Sometimes you get confronted with a set of results that are far larger than you want to analyze. If you want to cull out a few lines from a file, but you want to eliminate the biased ordering in the file, it’s very helpful to create a random sample of them.

awk 'BEGIN {srand()} {printf "%05.0f %s \n",rand()*99999, $0; }' data.txt | sort -n | head -100 | sed 's/^[0-9]* //'

This just adds a random number to the beginning of each line, sorts the list, takes the top 100 lines, and removes the random number. A quick and easy way to get a random sample. I also use this when testing new commands where I want to just try the command on 10 lines to verify I got the command right. I’m a big believer that randomized testing will find corner cases faster than you can think of them.

Most Frequent Response

cat data.txt | tr '[:upper:]' '[:lower:]' | sort | uniq -c | sort -rn

This is pretty straight-forward, take each line (lowercased) and sort alphabetically. Then use the awesome uniq -c command to count number of identical responses. Finally, sort by most frequent response.

This is why sort | uniq -c | sort -rn is easily my favorite UNIX command.

Most Frequent Words (Uni-Grams)

Along with most frequent response you often want to look at most frequent words. This is just a natural extension of our previous command, but we want to remove stop words (“the”, “of”, “and”, etc) since they provide no useful information.

cat data.txt | tr '[:upper:]' '[:lower:]' | tr -d '[:punct:]' | tr ' ' '\n' | grep -v -w -f stopwords_en.txt | sort | uniq -c | sort -rn

Pretty much the same command except we are replacing spaces with carriage returns to break the document into words rather than lines. It would be a good improvement to do better tokenization than just splitting on whitespace, but for most purposes this works well.

The stopwords_en.txt file is just one stop word per line. I usually pull my list of stop words from Ranks.nl which also has stopwords in many other languages besides English.

Most Frequent Bi-Grams

Most Frequent words are great, but they throw away a lot of context (and hence meaning). By examining pairs of words (bi-grams) you can retain a lot more of the context.

cat data.txt | tr '[:upper:]' '[:lower:]' | tr -d '[:punct:]' | sed 's/,//' | sed G | tr ' ' '\n' > tmp.txt
tail -n+2 tmp.txt > tmp2.txt
paste -d ',' tmp.txt tmp2.txt | grep -v -e "^," | grep -v -e ",$" | sort | uniq -c | sort -rn

Here we take our list of words and concatenate sequential words together separated by a comma. To indicate the end/beginning of a response we use sed G to add an extra line between each response before we split the responses into words. Then we filter out those beginning and ending words (grep -v -e "^," | grep -v -e ",$") so that we are left with only the bi-grams.

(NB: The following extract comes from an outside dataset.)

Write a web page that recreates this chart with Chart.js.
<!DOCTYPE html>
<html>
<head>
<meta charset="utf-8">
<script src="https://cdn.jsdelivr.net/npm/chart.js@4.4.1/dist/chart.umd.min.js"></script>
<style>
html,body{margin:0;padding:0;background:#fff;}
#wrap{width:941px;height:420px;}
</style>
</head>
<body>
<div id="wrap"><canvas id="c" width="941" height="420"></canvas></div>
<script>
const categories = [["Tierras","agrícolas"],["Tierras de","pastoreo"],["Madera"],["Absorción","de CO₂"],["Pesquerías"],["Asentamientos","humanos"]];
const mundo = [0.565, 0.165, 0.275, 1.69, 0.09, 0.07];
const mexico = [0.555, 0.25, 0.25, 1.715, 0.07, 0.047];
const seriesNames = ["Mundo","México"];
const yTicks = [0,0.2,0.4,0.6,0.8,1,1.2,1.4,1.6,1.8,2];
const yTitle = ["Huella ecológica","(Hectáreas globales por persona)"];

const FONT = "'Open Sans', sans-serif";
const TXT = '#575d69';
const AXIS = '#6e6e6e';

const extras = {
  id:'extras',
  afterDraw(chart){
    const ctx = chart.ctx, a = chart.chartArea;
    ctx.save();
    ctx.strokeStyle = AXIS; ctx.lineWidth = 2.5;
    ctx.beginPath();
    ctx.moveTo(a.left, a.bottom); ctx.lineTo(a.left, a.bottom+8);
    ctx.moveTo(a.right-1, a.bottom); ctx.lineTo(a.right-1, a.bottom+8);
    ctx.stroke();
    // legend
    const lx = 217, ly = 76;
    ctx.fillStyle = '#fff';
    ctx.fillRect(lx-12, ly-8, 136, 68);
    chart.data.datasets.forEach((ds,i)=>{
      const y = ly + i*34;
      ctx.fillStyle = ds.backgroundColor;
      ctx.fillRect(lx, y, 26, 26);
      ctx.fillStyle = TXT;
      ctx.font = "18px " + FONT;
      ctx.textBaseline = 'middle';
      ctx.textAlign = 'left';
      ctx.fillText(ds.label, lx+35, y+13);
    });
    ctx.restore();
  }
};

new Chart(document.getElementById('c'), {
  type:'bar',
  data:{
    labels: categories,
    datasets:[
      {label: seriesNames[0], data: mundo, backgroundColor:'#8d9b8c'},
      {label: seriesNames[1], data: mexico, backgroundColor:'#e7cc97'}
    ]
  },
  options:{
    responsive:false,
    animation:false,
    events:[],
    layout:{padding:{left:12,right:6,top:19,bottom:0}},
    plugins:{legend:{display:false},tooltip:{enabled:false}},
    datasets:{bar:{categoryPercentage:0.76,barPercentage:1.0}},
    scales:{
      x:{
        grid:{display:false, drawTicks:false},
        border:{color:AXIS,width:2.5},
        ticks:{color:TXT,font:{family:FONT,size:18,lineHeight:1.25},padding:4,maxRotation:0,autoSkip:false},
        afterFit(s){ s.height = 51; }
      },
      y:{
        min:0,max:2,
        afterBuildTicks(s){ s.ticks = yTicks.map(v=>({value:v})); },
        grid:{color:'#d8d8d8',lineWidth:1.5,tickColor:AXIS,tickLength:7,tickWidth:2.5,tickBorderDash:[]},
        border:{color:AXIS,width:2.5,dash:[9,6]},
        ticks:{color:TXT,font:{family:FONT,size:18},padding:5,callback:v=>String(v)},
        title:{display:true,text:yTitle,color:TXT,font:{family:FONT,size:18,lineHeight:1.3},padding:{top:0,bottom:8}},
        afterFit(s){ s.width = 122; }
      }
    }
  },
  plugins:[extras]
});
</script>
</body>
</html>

I’m not doing any removal of stop words in this case. To do that you would want to remove all bi-grams where both words were stop words which would probably mean creating an exhaustive list of them. Not too hard to do, just haven’t found it necessary yet.

Tri-Grams

Why stop at bi-grams?

tail -n+2 tmp2.txt > tmp3.txt
paste -d ',' tmp.txt tmp2.txt tmp3.txt | grep -v -e "^," | grep -v -e ",$" | grep -v -e ",," | sort | uniq -c | sort -rn

All you need to do is create a third file to concatenate together. Everything else is pretty much the same. Of course we could continue to expand this to 4-gram, 5-grams, etc, but if your documents are short then this won’t differ very much from your most frequent response results.

Topic Modeling

This is not a UNIX command, but is such a great, easy way to get better information about the ideas in a set of responses that I have to include it.

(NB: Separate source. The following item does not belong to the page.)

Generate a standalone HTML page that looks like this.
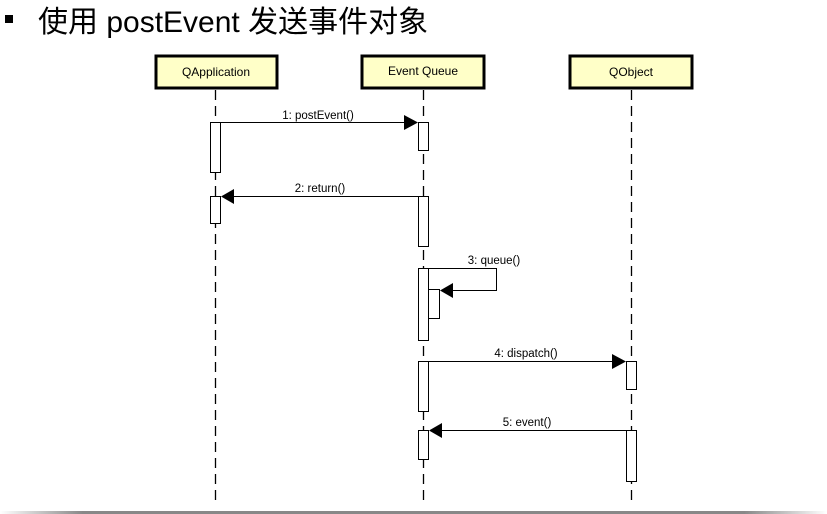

I’m not going to explain the math for how topic modeling works, but essentially it groups words that co-occur together in a document to create a list of topics across the entire document set. Each “topic” is a weighted list of words associated with the topic, and each topic has a weight that indicates how frequent that topic is across all documents. By looking at this weighted list of words you can easily pick out the most common themes across your responses.

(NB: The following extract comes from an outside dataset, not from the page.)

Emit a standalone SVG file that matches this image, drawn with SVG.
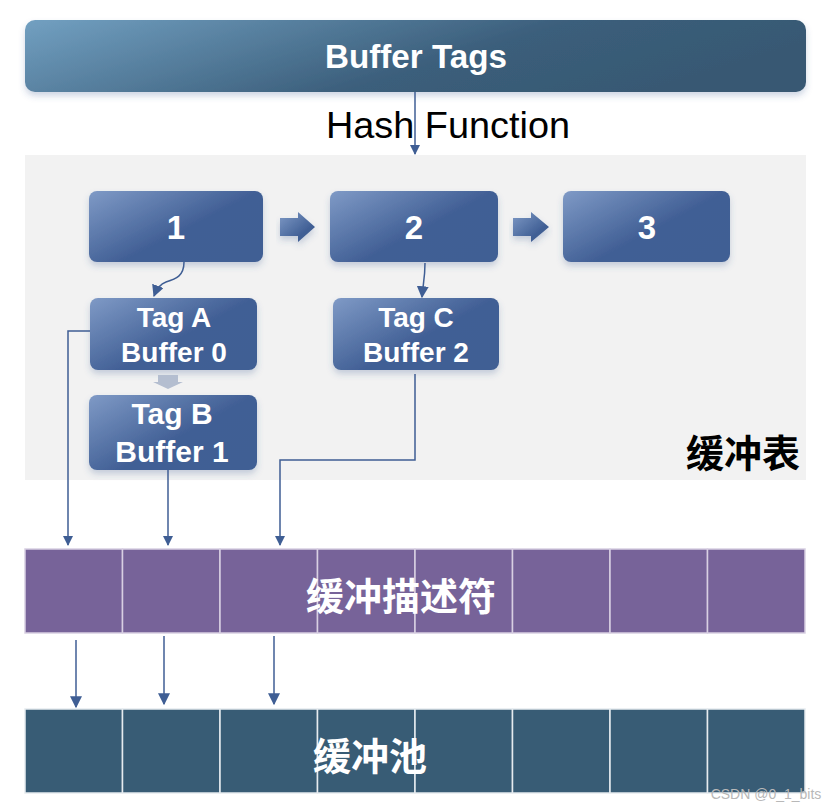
<svg xmlns="http://www.w3.org/2000/svg" width="833" height="810" viewBox="0 0 833 810">
<defs>
<linearGradient id="gTop" x1="0" y1="0" x2="1" y2="0.3">
<stop offset="0" stop-color="#72a0c1"/>
<stop offset="0.65" stop-color="#3b5e7b"/>
<stop offset="1" stop-color="#375973"/>
</linearGradient>
<linearGradient id="gNode" x1="0" y1="0" x2="1" y2="0.8">
<stop offset="0" stop-color="#7f9ac6"/>
<stop offset="0.6" stop-color="#415f95"/>
<stop offset="1" stop-color="#3f5e94"/>
</linearGradient>
<linearGradient id="gBlk" x1="0" y1="0" x2="1" y2="1">
<stop offset="0" stop-color="#7f9ac6"/>
<stop offset="0.7" stop-color="#3f5e94"/>
</linearGradient>
<filter id="sh" x="-10%" y="-10%" width="120%" height="140%">
<feDropShadow dx="0" dy="4" stdDeviation="3" flood-color="#3f5e94" flood-opacity="0.25"/>
</filter>
<marker id="ah" viewBox="0 0 10 10" refX="9" refY="5" markerWidth="10" markerHeight="10" markerUnits="userSpaceOnUse" orient="auto">
<path d="M0,0 L10,5 L0,10 Z" fill="#3f5e94"/>
</marker>
<marker id="ahL" viewBox="0 0 10 10" refX="9" refY="5" markerWidth="12" markerHeight="12" markerUnits="userSpaceOnUse" orient="auto">
<path d="M0,0 L10,5 L0,10 Z" fill="#3f5e94"/>
</marker>
</defs>
<style>
.node{fill:url(#gNode);filter:url(#sh)}
.lbl{font-family:"Liberation Sans",Arial,sans-serif;font-weight:bold;fill:#fff;text-anchor:middle}
.cjk{font-family:"Noto Sans CJK SC","Liberation Sans",sans-serif;font-weight:bold;text-anchor:middle}
.ln{fill:none;stroke:#3f5e94;stroke-width:1.5}
.desc{fill:#776399;stroke:#d8cfe2;stroke-width:1.5}
.pool{fill:#385c75;stroke:#e6ebef;stroke-width:1.5}
</style>

<rect x="25" y="155" width="781" height="325" fill="#f2f2f2"/>

<g id="bufferTags">
<rect x="25" y="20" width="781" height="72" rx="10" fill="url(#gTop)" filter="url(#sh)"/>
<text class="lbl" x="416" y="68" font-size="33" textLength="182" lengthAdjust="spacingAndGlyphs">Buffer Tags</text>
</g>

<g id="hashLabel">
<text x="448" y="138" font-family="Liberation Sans,Arial,sans-serif" font-size="37" fill="#000" text-anchor="middle" textLength="244" lengthAdjust="spacingAndGlyphs">Hash Function</text>
</g>

<g id="n1"><rect class="node" x="89" y="191" width="174" height="71" rx="8"/><text class="lbl" x="176" y="239" font-size="33">1</text></g>
<g id="n2"><rect class="node" x="330" y="191" width="168" height="71" rx="8"/><text class="lbl" x="414" y="239" font-size="33">2</text></g>
<g id="n3"><rect class="node" x="563" y="191" width="167" height="71" rx="8"/><text class="lbl" x="647" y="239" font-size="33">3</text></g>

<g id="tagA"><rect class="node" x="90" y="298" width="167" height="72" rx="8"/>
<text class="lbl" x="174" y="327" font-size="28">Tag A</text>
<text class="lbl" x="174" y="362" font-size="28">Buffer 0</text></g>
<g id="tagB"><rect class="node" x="89" y="395" width="168" height="75" rx="8"/>
<text class="lbl" x="172" y="424" font-size="30">Tag B</text>
<text class="lbl" x="172" y="462" font-size="30">Buffer 1</text></g>
<g id="tagC"><rect class="node" x="333" y="298" width="166" height="72" rx="8"/>
<text class="lbl" x="416" y="327" font-size="28">Tag C</text>
<text class="lbl" x="416" y="362" font-size="28">Buffer 2</text></g>

<g id="tableLabel"><text class="cjk" x="743" y="467" font-size="38" fill="#000">缓冲表</text></g>

<g id="descRow">
<rect class="desc" x="25" y="549" width="97.5" height="84"/>
<rect class="desc" x="122.5" y="549" width="97.5" height="84"/>
<rect class="desc" x="220" y="549" width="97.5" height="84"/>
<rect class="desc" x="317.5" y="549" width="97.5" height="84"/>
<rect class="desc" x="415" y="549" width="97.5" height="84"/>
<rect class="desc" x="512.5" y="549" width="97.5" height="84"/>
<rect class="desc" x="610" y="549" width="97.5" height="84"/>
<rect class="desc" x="707.5" y="549" width="97.5" height="84"/>
<text class="cjk" x="401" y="610" font-size="38" fill="#fff">缓冲描述符</text>
</g>

<g id="poolRow">
<rect class="pool" x="25" y="709" width="97.5" height="84"/>
<rect class="pool" x="122.5" y="709" width="97.5" height="84"/>
<rect class="pool" x="220" y="709" width="97.5" height="84"/>
<rect class="pool" x="317.5" y="709" width="97.5" height="84"/>
<rect class="pool" x="415" y="709" width="97.5" height="84"/>
<rect class="pool" x="512.5" y="709" width="97.5" height="84"/>
<rect class="pool" x="610" y="709" width="97.5" height="84"/>
<rect class="pool" x="707.5" y="709" width="97.5" height="84"/>
<text class="cjk" x="370" y="770" font-size="38" fill="#fff">缓冲池</text>
</g>

<g id="connectors">
<line class="ln" x1="415" y1="92" x2="415" y2="154" marker-end="url(#ah)"/>
<path d="M280,218 H298 V212 L315,227 L298,242 V236 H280 Z" fill="url(#gBlk)" filter="url(#sh)"/>
<path d="M513,218 H531 V212 L549,227 L531,242 V236 H513 Z" fill="url(#gBlk)" filter="url(#sh)"/>
<path d="M158,375 H178 V382 H183 L168,389 L153,382 H158 Z" fill="#b4bed0"/>
<path class="ln" d="M184,262 C184,276 176,279 166,282 C160,284 157,288 154,296" marker-end="url(#ahL)"/>
<path class="ln" d="M425,263 C425,278 423,284 422,297" marker-end="url(#ahL)"/>
<path class="ln" d="M90,331 H68 V545" marker-end="url(#ah)"/>
<path class="ln" d="M168,470 V545" marker-end="url(#ah)"/>
<path class="ln" d="M415,374 V460 H280 V545" marker-end="url(#ah)"/>
<line class="ln" x1="76" y1="640" x2="76" y2="707" marker-end="url(#ahL)"/>
<line class="ln" x1="164" y1="636" x2="164" y2="704" marker-end="url(#ahL)"/>
<line class="ln" x1="274" y1="636" x2="274" y2="704" marker-end="url(#ahL)"/>
</g>

<text x="766" y="799" font-family="Liberation Sans,Arial,sans-serif" font-size="14" fill="#b8b8b8" text-anchor="middle">CSDN @0_1_bits</text>
</svg>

The easiest way I’ve found to run topic modeling is to download and install Mallet. You can follow Mallet’s main topic modeling instructions, but I’ve reduced them down to a couple of command lines that almost always works for me:

#Import data that has one "document" per line:
bin/mallet import-file --input data.txt --output data.mallet --keep-sequence --remove-stopwords

#Import data that has one "document" per file:
bin/mallet import-dir --input data/* --output data.mallet --keep-sequence --remove-stopwords

lib/mallet-2.0.6/bin/mallet train-topics \
    --input data.mallet \
    --alpha 50.0 \
    --beta 0.01 \
    --num-topics 100 \
    --num-iterations 1000 \
    --optimize-interval 10 \
    --output-topic-keys data.topic-keys.out \
    --topic-word-weights-file data.topic-word-weights.out

#sort by most frequent topic, and remove the topic number
cat data.topics | cut -f 2-20 | sort -rn > data.sorted-topics

Depending on the size of your dataset, you almost certainly will need to play with the number of topics you generate. 50 or 100 is often fine, but if you were generating topics across something as diverse as Wikipedia you’d clearly need many more. If you don’t have enough topics then it is very easy for the topics to seem like a meaningless grouping of words. I usually look at the data results with 50, 100, and 300 topics to get a feel for the data.

Once you decide how many topics make sense with your dataset this technique is a powerful way to extract and rank the meaning from a large set of responses.